Low salaries, background checks hinder FBI’s cybersecurity recruitment

The FBI cannot compete with the private sector when it comes to attracting top cybersecurity talent, according to a new FBI OIG report.

The FBI’s Next Generation Cyber Initiative is facing financial roadblocks.

In the wake of FBI Director James Comey’s July 8 testimony before the Senate Select Committee on Intelligence — in which he emphasized that the agency’s ability to battle encryption has never been more critical — a report released Thursday by the FBI Office of the Inspector General indicates the bureau is failing to meet some projections in its flagship effort to bolster cybersecurity.

The NGCI was launched in 2011 on the heels of an OIG audit that addressed the FBI’s preparedness for a national cybersecurity threat. It set staunch expectations for establishing cyber superiority: Lawmakers appropriated $314 million to 1,333 new personnel to staff cyber task forces at 56 field offices around the U.S., and additional funds were devoted to developing new training programs.

Although the report acknowledged the FBI has made progress, it said the bureau has failed to meet a number of important benchmarks. It didn’t fill 52 of the 134 computer scientist positions it was authorized to create.
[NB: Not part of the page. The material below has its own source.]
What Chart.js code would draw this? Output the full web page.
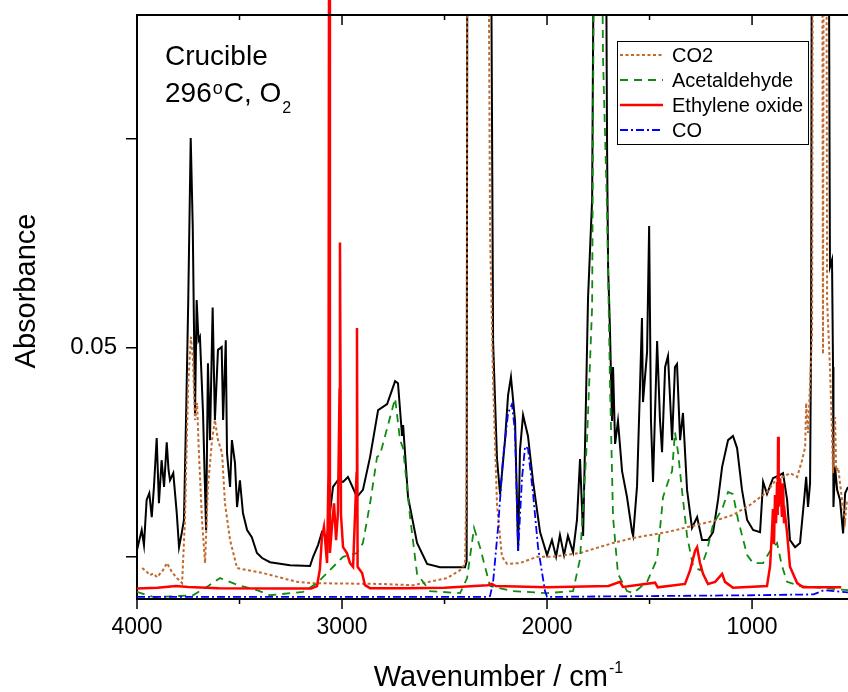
<!DOCTYPE html>
<html>
<head>
<meta charset="utf-8">
<script src="https://cdn.jsdelivr.net/npm/chart.js@4.4.1/dist/chart.umd.min.js"></script>
<style>
  body { margin: 0; background: #fff; }
  #wrap { width: 848px; height: 692px; }
</style>
</head>
<body>
<div id="wrap"><canvas id="chart" width="848" height="692"></canvas></div>
<script>
// IR spectrum, crucible at 296 C in O2. Absorbance kept in milli-absorbance units.
const xTicks = [4000, 3000, 2000, 1000];
const xMinor = [3500, 2500, 1500];
const yTicks = [0, 0.05, 0.1];
const yLabels = ['', '0.05', ''];

// measured spectrum (black)
const spectrumWn = [
  4000, 3977, 3966, 3953, 3940, 3928, 3917, 3904, 3893, 3880,
  3868, 3855, 3846, 3839, 3823, 3806, 3795, 3782, 3771, 3759,
  3750, 3738, 3728, 3717, 3709, 3700, 3693, 3678, 3663, 3654,
  3644, 3631, 3620, 3605, 3587, 3580, 3567, 3561, 3546, 3537,
  3522, 3512, 3498, 3483, 3463, 3440, 3415, 3390, 3351, 3254,
  3156, 3141, 3117, 3098, 3073, 3044, 3020, 2995, 2971, 2946,
  2927, 2898, 2863, 2824, 2780, 2741, 2727, 2707, 2702, 2678,
  2634, 2585, 2522, 2400, 2392, 2388, 2278, 2263, 2244, 2229,
  2205, 2190, 2176, 2156, 2141, 2132, 2117, 2093, 2068, 2034,
  2000, 1976, 1956, 1937, 1917, 1898, 1873, 1854, 1839, 1824,
  1810, 1800, 1780, 1766, 1717, 1707, 1702, 1693, 1683, 1678,
  1668, 1654, 1634, 1610, 1585, 1580, 1561, 1546, 1537, 1532,
  1512, 1502, 1493, 1483, 1463, 1449, 1439, 1424, 1410, 1390,
  1376, 1366, 1351, 1337, 1317, 1293, 1268, 1244, 1215, 1190,
  1166, 1146, 1117, 1093, 1073, 1049, 1024, 995, 961, 946,
  927, 898, 863, 849, 829, 815, 790, 766, 746, 736,
  727, 717, 712, 707, 629, 620, 610, 605, 603, 595,
  585, 571, 556, 546, 532
];
const spectrumMAbs = [
  1.6, 6.4, 2.8, 13.6, 15.2, 9.5, 17.0, 28.4, 12.8, 23.1,
  16.7, 27.4, 20.7, 18.3, 20.0, 10.4, 2.3, 5.6, 8.8, 37.5,
  61.4, 100.2, 78.8, 34.4, 61.4, 51.8, 52.6, 34.4, 6.4, 46.3,
  27.9, 59.6, 32.7, 49.5, 50.2, 32.7, 51.8, 24.8, 16.7, 27.9,
  22.4, 11.9, 18.3, 10.4, 6.4, 4.7, 0.9, -0.3, -1.3, -2.0,
  -2.2, 0.0, 2.8, 5.9, 4.7, 16.7, 18.3, 17.9, 19.1, 16.4,
  14.3, 16.0, 23.9, 35.1, 36.5, 42.0, 41.5, 28.9, 31.5, 14.3,
  3.3, -1.7, -2.5, -2.5, -1.0, 200, 200, 51.3, 23.4, 15.0,
  27.9, 38.7, 43.0, 32.5, 1.4, 25.5, 33.9, 28.9, 17.9, 5.9,
  0.4, 4.0, 0.0, 5.2, 0.4, 5.0, 1.1, 8.8, 23.4, 5.0,
  37.5, 61.9, 85.5, 200, 200, 96.5, 69.0, 54.2, 32.5, 45.4,
  27.0, 32.5, 20.5, 14.3, 5.9, 5.0, 16.9, 41.5, 57.1, 37.0,
  49.0, 79.1, 32.5, 17.9, 51.6, 32.7, 25.0, 45.4, 48.0, 27.9,
  45.4, 46.1, 27.9, 34.4, 16.0, 6.9, 9.5, 4.0, 4.0, 5.9,
  13.6, 21.5, 27.9, 28.9, 26.0, 16.0, 8.8, 6.4, 5.9, 17.9,
  15.0, 18.8, 19.6, 20.0, 13.6, 4.0, 2.3, 3.3, 13.6, 19.1,
  11.9, 17.6, 53.5, 200, 200, 69.3, 71.0, 45.4, 11.9, 21.5,
  16.0, 13.6, 5.6, 15.2, 16.7
];

// CO2 reference
const co2Wn = [
  3975, 3954, 3937, 3920, 3902, 3873, 3854, 3829, 3805, 3780,
  3766, 3751, 3737, 3727, 3717, 3707, 3698, 3683, 3668, 3654,
  3634, 3620, 3605, 3585, 3571, 3546, 3512, 3385, 3220, 3156,
  2815, 2654, 2488, 2424, 2400, 2392, 2388, 2290, 2278, 2263,
  2244, 2220, 2195, 2132, 2049, 1971, 1839, 1678, 1580, 1415,
  1254, 1171, 1093, 1010, 927, 878, 849, 815, 780, 756,
  741, 736, 727, 707, 702, 659, 654, 649, 639, 634,
  620, 610, 605, 595, 590, 580, 561, 546, 537
];
const co2MAbs = [
  -2.7, -3.5, -4.4, -4.0, -4.9, -3.2, -1.5, -3.7, -5.1, -6.3,
  8.8, 40.6, 52.6, 47.1, 32.7, 36.8, 24.8, 8.8, -1.5, 16.7,
  27.9, 32.7, 27.9, 24.8, 12.8, 4.0, -2.7, -3.9, -6.0, -6.3,
  -6.5, -6.8, -5.1, -3.2, -1.7, 20, 200, 200, 78.1, 41.6,
  12.4, 0.0, -1.7, -1.5, 0.0, 0.0, 0.9, 3.3, 4.5, 5.9,
  7.8, 8.8, 10.0, 12.4, 15.5, 18.8, 19.1, 20.0, 19.1, 23.1,
  26.2, 36.8, 29.6, 53.5, 200, 200, 48.5, 200, 200, 61.4,
  45.4, 29.6, 20.0, 33.4, 20.6, 21.3, 13.6, 8.8, 13.6
];

// acetaldehyde reference
const acetWn = [
  4000, 3951, 3922, 3888, 3727, 3659, 3595, 3512, 3415, 3351,
  3190, 3122, 3059, 2995, 2927, 2898, 2863, 2829, 2815, 2741,
  2717, 2702, 2668, 2634, 2571, 2424, 2390, 2356, 2327, 2278,
  2166, 2000, 1873, 1839, 1805, 1780, 1766, 1741, 1727, 1707,
  1693, 1678, 1654, 1610, 1580, 1512, 1463, 1434, 1410, 1390,
  1376, 1361, 1342, 1317, 1288, 1254, 1220, 1190, 1146, 1117,
  1093, 1068, 1024, 995, 946, 912, 878, 854, 829, 766,
  532
];
const acetMAbs = [
  -8.4, -9.2, -9.6, -9.6, -9.2, -7.2, -5.1, -6.7, -8.0, -9.2,
  -8.4, -6.3, -3.2, 0.0, 0.9, 3.3, 12.8, 23.9, 24.3, 37.9,
  27.9, 26.0, 9.5, -4.1, -8.2, -8.7, -5.1, 6.9, 2.3, -7.0,
  -8.2, -8.7, -8.2, -0.5, 27.9, 59.9, 200, 200, 119.5, 82.5,
  41.5, 9.5, -4.1, -8.2, -8.7, -6.0, -0.5, 14.3, 17.9, 20.5,
  29.8, 25.0, 16.0, 5.0, -2.2, -3.2, 1.4, 7.8, 11.4, 15.5,
  15.0, 8.8, 0.4, -1.5, -1.5, 1.4, 3.3, -2.2, -6.0, -7.0,
  -8.0
];

// ethylene oxide reference
const eoWn = [
  4000, 3900, 3810, 3750, 3600, 3300, 3150, 3122, 3108, 3098,
  3088, 3073, 3066, 3063, 3059, 3049, 3039, 3029, 3020, 3012,
  3010, 3005, 2995, 2976, 2961, 2946, 2929, 2927, 2924, 2902,
  2888, 2863, 2700, 2500, 2290, 2270, 2250, 2000, 1700, 1644,
  1630, 1473, 1460, 1327, 1302, 1278, 1268, 1254, 1239, 1215,
  1180, 1146, 1132, 1093, 927, 912, 903, 898, 893, 888,
  883, 878, 875, 873, 870, 868, 863, 858, 854, 849,
  844, 839, 829, 815, 780, 751, 565
];
const eoMAbs = [
  -7.6, -7.4, -7.0, -7.2, -7.5, -7.6, -7.6, -7.0, -3.0, 4.7,
  7.2, -1.5, 20, 160, 0.9, 7.2, 12.8, 4.0, 10.4, 40,
  75.2, 10, 2.3, 0.9, -1.5, -2.4, 20, 54.7, -2.4, -3.9,
  -6.8, -7.5, -7.5, -7.4, -6.8, -6.5, -7.0, -7.3, -7.0, -6.0,
  -7.2, -6.2, -7.3, -6.5, -3.2, 1.4, 2.3, -1.5, -4.1, -6.5,
  -6.0, -4.1, -6.0, -7.4, -7.0, -2.2, 6.0, 11.4, 3.0, 14.8,
  8.0, 17.9, 10.0, 28.7, 12.0, 16.0, 18.8, 13.6, 9.5, 17.6,
  8.0, 10.0, 5.6, -2.4, -6.3, -7.3, -7.3
];

// CO reference
const coWn = [
  4000, 2300, 2278, 2263, 2239, 2215, 2190, 2171, 2156, 2141,
  2122, 2107, 2093, 2068, 2044, 2010, 2000, 1000, 700, 650,
  532
];
const coMAbs = [
  -9.6, -9.6, -9.4, -6.0, 6.9, 23.4, 34.4, 36.5, 29.8, 1.4,
  18.8, 26.4, 25.9, 15.0, 2.3, -8.2, -9.6, -9.2, -9.0, -8.0,
  -8.5
];

const FONT = '"Liberation Sans", Arial, sans-serif';

function toPoints(wn, mAbs) {
  return wn.map((w, i) => ({ x: w, y: mAbs[i] / 1000 }));
}

// frame, tick marks, legend box, axis titles and the label in the corner
const decor = {
  id: 'decor',
  afterDraw(chart) {
    const ctx = chart.ctx;
    const { left, right, top, bottom } = chart.chartArea;
    const xs = chart.scales.x;
    const ys = chart.scales.y;
    ctx.save();

    ctx.strokeStyle = '#000';
    ctx.lineWidth = 2;
    ctx.beginPath();
    ctx.moveTo(left - 1, top);
    ctx.lineTo(right, top);
    ctx.stroke();

    ctx.lineWidth = 1.5;
    const tick = (x1, y1, x2, y2) => {
      ctx.beginPath();
      ctx.moveTo(x1, y1);
      ctx.lineTo(x2, y2);
      ctx.stroke();
    };
    xTicks.forEach(v => {
      const px = xs.getPixelForValue(v);
      tick(px, bottom, px, bottom + 10);
      tick(px, top, px, top + 10);
    });
    xMinor.forEach(v => {
      const px = xs.getPixelForValue(v);
      tick(px, bottom, px, bottom + 5);
      tick(px, top, px, top + 5);
    });
    yTicks.forEach(v => {
      const py = ys.getPixelForValue(v);
      tick(left, py, left - 11, py);
    });

    // legend
    ctx.fillStyle = '#fff';
    ctx.fillRect(617, 41, 191, 103);
    ctx.lineWidth = 1;
    ctx.strokeStyle = '#000';
    ctx.strokeRect(617.5, 41.5, 191, 103);
    ctx.font = '20px ' + FONT;
    ctx.textBaseline = 'middle';
    ctx.textAlign = 'left';
    chart.data.datasets.filter(d => d.label).forEach((d, i) => {
      const y = 55 + i * 25;
      ctx.strokeStyle = d.borderColor;
      ctx.lineWidth = d.borderWidth;
      ctx.setLineDash(d.borderDash || []);
      ctx.beginPath();
      ctx.moveTo(620, y);
      ctx.lineTo(663, y);
      ctx.stroke();
      ctx.setLineDash([]);
      ctx.fillStyle = '#000';
      ctx.fillText(d.label, 672, y + 1);
    });

    // annotation
    ctx.fillStyle = '#000';
    ctx.textBaseline = 'alphabetic';
    ctx.font = '28px ' + FONT;
    ctx.fillText('Crucible', 165, 65);
    let x = 165;
    ctx.fillText('296', x, 102);
    x += ctx.measureText('296').width + 1;
    ctx.font = '18px ' + FONT;
    ctx.fillText('o', x, 94);
    x += ctx.measureText('o').width + 1;
    ctx.font = '28px ' + FONT;
    ctx.fillText('C, O', x, 102);
    x += ctx.measureText('C, O').width + 1;
    ctx.font = '16px ' + FONT;
    ctx.fillText('2', x, 113);

    // x title
    ctx.font = '29px ' + FONT;
    const main = 'Wavenumber / cm';
    const mw = ctx.measureText(main).width;
    ctx.font = '16px ' + FONT;
    const sw = ctx.measureText('-1').width;
    const x0 = 498 - (mw + sw) / 2;
    ctx.font = '29px ' + FONT;
    ctx.fillText(main, x0, 686);
    ctx.font = '16px ' + FONT;
    ctx.fillText('-1', x0 + mw + 1, 673);

    // y title
    ctx.translate(35, 291);
    ctx.rotate(-Math.PI / 2);
    ctx.textAlign = 'center';
    ctx.font = '29px ' + FONT;
    ctx.fillText('Absorbance', 0, 0);

    ctx.restore();
  }
};

new Chart(document.getElementById('chart'), {
  type: 'line',
  data: {
    datasets: [
      { data: toPoints(spectrumWn, spectrumMAbs), borderColor: '#000000', borderWidth: 2, order: 4 },
      { label: 'CO2', data: toPoints(co2Wn, co2MAbs), borderColor: '#c06a2d', borderWidth: 2, borderDash: [3, 2.5], order: 3 },
      { label: 'Acetaldehyde', data: toPoints(acetWn, acetMAbs), borderColor: '#118a11', borderWidth: 1.8, borderDash: [8, 6], order: 2 },
      { label: 'Ethylene oxide', data: toPoints(eoWn, eoMAbs), borderColor: '#ff0000', borderWidth: 2.5, order: 0,
        clip: { left: 0, top: 15, right: 0, bottom: 0 } },
      { label: 'CO', data: toPoints(coWn, coMAbs), borderColor: '#0000ff', borderWidth: 1.8, borderDash: [8, 3, 2, 3], order: 1 }
    ]
  },
  options: {
    responsive: false,
    animation: false,
    devicePixelRatio: 1,
    layout: { padding: { top: 15, left: 0, right: 0, bottom: 0 } },
    elements: { point: { radius: 0 }, line: { tension: 0 } },
    plugins: { legend: { display: false }, tooltip: { enabled: false } },
    scales: {
      x: {
        type: 'linear',
        reverse: true,
        min: 532,
        max: 4000,
        afterFit: s => { s.height = 93; s.paddingLeft = 0; s.paddingRight = 0; },
        afterBuildTicks: s => { s.ticks = xTicks.map(v => ({ value: v })); },
        ticks: {
          callback: v => String(v),
          font: { family: FONT, size: 23 },
          color: '#000',
          padding: 5,
          maxRotation: 0,
          autoSkip: false
        },
        grid: { drawOnChartArea: false, color: 'rgba(0,0,0,0)', tickLength: 10 },
        border: { color: '#000', width: 2 }
      },
      y: {
        type: 'linear',
        min: -0.0101,
        max: 0.1296,
        afterFit: s => { s.width = 137; s.paddingTop = 0; s.paddingBottom = 0; },
        afterBuildTicks: s => { s.ticks = yTicks.map(v => ({ value: v })); },
        ticks: {
          callback: (v, i) => yLabels[i],
          font: { family: FONT, size: 24 },
          color: '#000',
          padding: 9
        },
        grid: { drawOnChartArea: false, color: 'rgba(0,0,0,0)', tickLength: 11 },
        border: { color: '#000', width: 2 }
      }
    }
  },
  plugins: [decor]
});
</script>
</body>
</html>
Critically, five of the field offices did not even have one computer scientist.


The reasons for this, the report claims, are not complex: The pay doesn’t cut it.

“The recruitment and retention of cyber personnel is an ongoing challenge for the FBI … private sector entities are able to offer technically trained, cyber professionals higher salaries than the FBI can offer,” the report stated.

The report also cited the FBI’s exhaustive background check system as prohibitive for many qualified candidates.

“[T]he FBI loses a significant number of people who may be interested because of the FBI’s extensive background check process and other requirements, such as all employees must be United States citizens and must not have used marijuana in the past 3 years, and cannot have used any other illegal drug in the past 10 years,” it says.

These factors result in an exaggerated “funneling process,” where recruitment events that attract scores of applicants result in piecemeal job offers.


“[T]he process may start with a recruitment event attended by 5,000 interested candidates, [but] the inability of candidates to meet the FBI’s specific eligibility criteria reduces that number to approximately 2,000 eligible candidates,” the report reads. “Subsequently … only about 2 candidates out of such a group are actually hired by the FBI.”

In a response to the audit, Joseph M. Demarest, associate executive assistant director of the FBI’s Criminal, Cyber, Response and Services Branch, defended the bureau’s efforts and assured that the FBI would continue working diligently toward arraying a fully manned cybersecurity division.

“The FBI will continue to develop creative strategies for recruiting, hiring and retaining highly skilled cyber professionals,” he said.